Thermodynamics governs energy transformations in every physical and chemical process. The first law states that energy is conserved: ΔU = Q - W, where internal energy change equals heat added minus work done by the system. A gas heated by 500 J while doing 200 J of expansion work increases its internal energy by 300 J. The second law adds the entropy constraint: spontaneous processes increase total entropy. The thermodynamics calculator handles first-law energy balances for gas processes and reaction energy calculations with heat capacity and phase transition data.

Gibbs free energy ΔG = ΔH - TΔS determines reaction spontaneity at constant temperature and pressure. A negative ΔG means the reaction proceeds spontaneously; positive ΔG requires energy input. The combustion of methane has ΔH = -890 kJ/mol and ΔS = -242 J/(mol·K), giving ΔG = -890 - (298 × -0.242) = -818 kJ/mol at 25°C — strongly spontaneous. Photosynthesis has positive ΔG and requires sunlight to drive it. The calculator computes ΔG from ΔH and ΔS at any temperature, identifying the temperature above or below which a reaction becomes spontaneous.
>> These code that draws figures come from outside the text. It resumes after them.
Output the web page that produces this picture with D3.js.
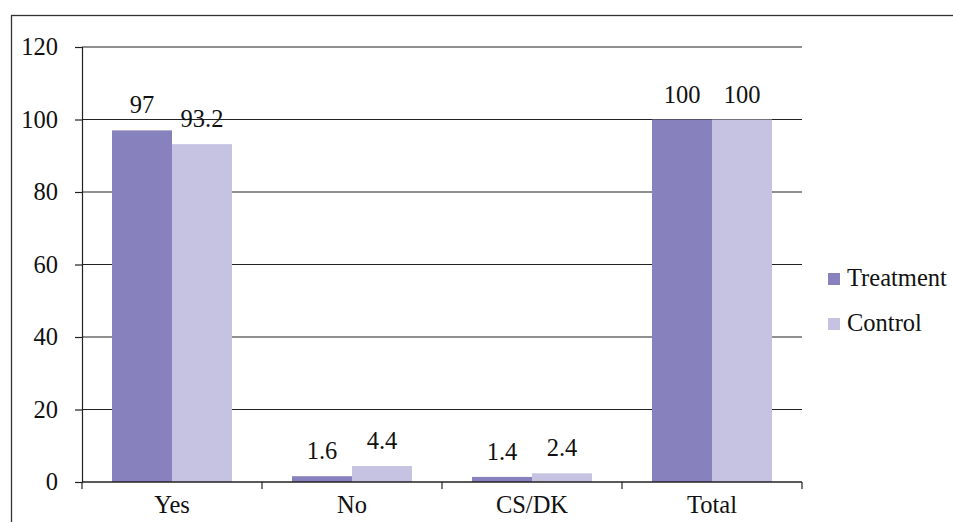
<!DOCTYPE html>
<html>
<head>
<meta charset="utf-8">
<script src="https://cdn.jsdelivr.net/npm/d3@7"></script>
<style>
  html, body { margin: 0; padding: 0; background: #fff; }
  svg { display: block; }
</style>
</head>
<body>
<svg id="chart" width="953" height="522"></svg>
<script>
// Response categories and percentages per group
const categories = ["Yes", "No", "CS/DK", "Total"];
const seriesNames = ["Treatment", "Control"];
const treatmentValues = [97, 1.6, 1.4, 100];
const controlValues = [93.2, 4.4, 2.4, 100];
const yTicks = [0, 20, 40, 60, 80, 100, 120];

const colors = { Treatment: "#8781bd", Control: "#c6c3e2" };
const FONT = "'Liberation Serif', 'Times New Roman', 'DejaVu Serif', serif";
const FS = 24.5;

const svg = d3.select("#chart").style("font-family", FONT);
const W = 953, H = 522;
const plot = { left: 82, right: 802, top: 47, bottom: 482 };

// Outer frame around the chart
svg.append("rect")
  .attr("x", 11.5).attr("y", 15.5)
  .attr("width", W + 20).attr("height", H + 20)
  .attr("fill", "none").attr("stroke", "#333").attr("stroke-width", 1.3);

const x = d3.scaleBand().domain(categories).range([plot.left, plot.right]).padding(0);
const xInner = d3.scaleBand().domain(seriesNames)
  .range([0, x.bandwidth()]).paddingOuter(0.5).paddingInner(0);
const y = d3.scaleLinear().domain([0, 120]).range([plot.bottom, plot.top]);

// Horizontal gridlines
svg.append("g").selectAll("line").data(yTicks.filter(t => t > 0)).join("line")
  .attr("x1", plot.left).attr("x2", plot.right)
  .attr("y1", d => y(d)).attr("y2", d => y(d))
  .attr("stroke", "#222").attr("stroke-width", 1.2);

// Bars
const rows = categories.map((c, i) => ({
  cat: c,
  vals: [
    { name: "Treatment", v: treatmentValues[i] },
    { name: "Control", v: controlValues[i] }
  ]
}));

const groups = svg.append("g").selectAll("g").data(rows).join("g")
  .attr("transform", d => `translate(${x(d.cat)},0)`);

groups.selectAll("rect").data(d => d.vals).join("rect")
  .attr("x", d => xInner(d.name))
  .attr("width", xInner.bandwidth())
  .attr("y", d => y(d.v))
  .attr("height", d => y(0) - y(d.v))
  .attr("fill", d => colors[d.name]);

groups.selectAll("text.val").data(d => d.vals).join("text")
  .attr("class", "val")
  .attr("x", d => xInner(d.name) + xInner.bandwidth() / 2)
  .attr("y", d => y(d.v) - 17)
  .attr("text-anchor", "middle")
  .style("font-family", FONT)
  .attr("font-size", FS)
  .attr("fill", "#111")
  .text(d => d.v);

// Y axis
const yAxis = d3.axisLeft(y).tickValues(yTicks).tickSize(7).tickPadding(17);
const gy = svg.append("g").attr("transform", `translate(${plot.left},0)`).call(yAxis)
  .attr("font-family", null);
gy.select(".domain").attr("stroke", "#222").attr("stroke-width", 1.2);
gy.selectAll(".tick line").attr("stroke", "#222").attr("stroke-width", 1.2);
gy.selectAll(".tick text")
  .style("font-family", FONT)
  .attr("font-size", FS)
  .attr("fill", "#111");

// X axis with ticks at category boundaries
const gx = svg.append("g").attr("transform", `translate(0,${plot.bottom})`);
gx.append("line").attr("x1", plot.left).attr("x2", plot.right)
  .attr("y1", 0).attr("y2", 0).attr("stroke", "#222").attr("stroke-width", 1.4);
const bounds = categories.map(c => x(c)).concat([x(categories[categories.length - 1]) + x.bandwidth()]);
gx.selectAll("line.tk").data(bounds).join("line")
  .attr("class", "tk")
  .attr("x1", d => d).attr("x2", d => d)
  .attr("y1", 0).attr("y2", 7)
  .attr("stroke", "#222").attr("stroke-width", 1.2);
gx.selectAll("text").data(categories).join("text")
  .attr("x", d => x(d) + x.bandwidth() / 2)
  .attr("y", 31)
  .attr("text-anchor", "middle")
  .style("font-family", FONT)
  .attr("font-size", FS)
  .attr("fill", "#111")
  .text(d => d);

// Legend
const legend = svg.append("g").attr("transform", "translate(828,273)");
const li = legend.selectAll("g").data(seriesNames).join("g")
  .attr("transform", (d, i) => `translate(0,${i * 45})`);
li.append("rect").attr("width", 12).attr("height", 12).attr("fill", d => colors[d]);
li.append("text").attr("x", 19).attr("y", 13)
  .style("font-family", FONT)
  .attr("font-size", FS).attr("fill", "#111").text(d => d);
</script>
</body>
</html>
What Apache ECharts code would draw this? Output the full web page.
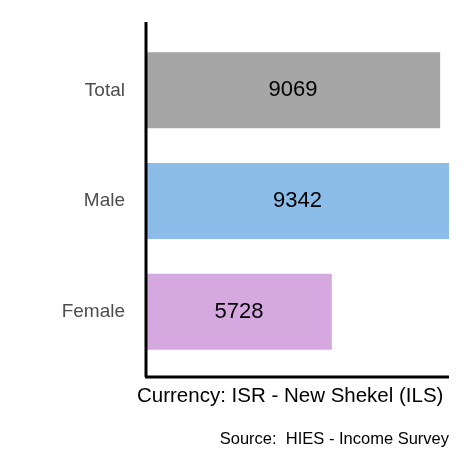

Heat transfer rate in conduction, convection, and radiation obeys different equations but the calculator covers all three. Fourier's law for conduction: Q/t = kA(ΔT/L). Newton's law for convection: Q/t = hAΔT. Stefan-Boltzmann for radiation: Q/t = εσA(T₁⁴ - T₂⁴). Combining modes — as in a building wall with conduction through materials and convection at surfaces — requires thermal resistance networks analogous to electrical resistors. The thermal resistance approach lets the calculator handle composite assemblies by treating each layer's R-value as a series resistor.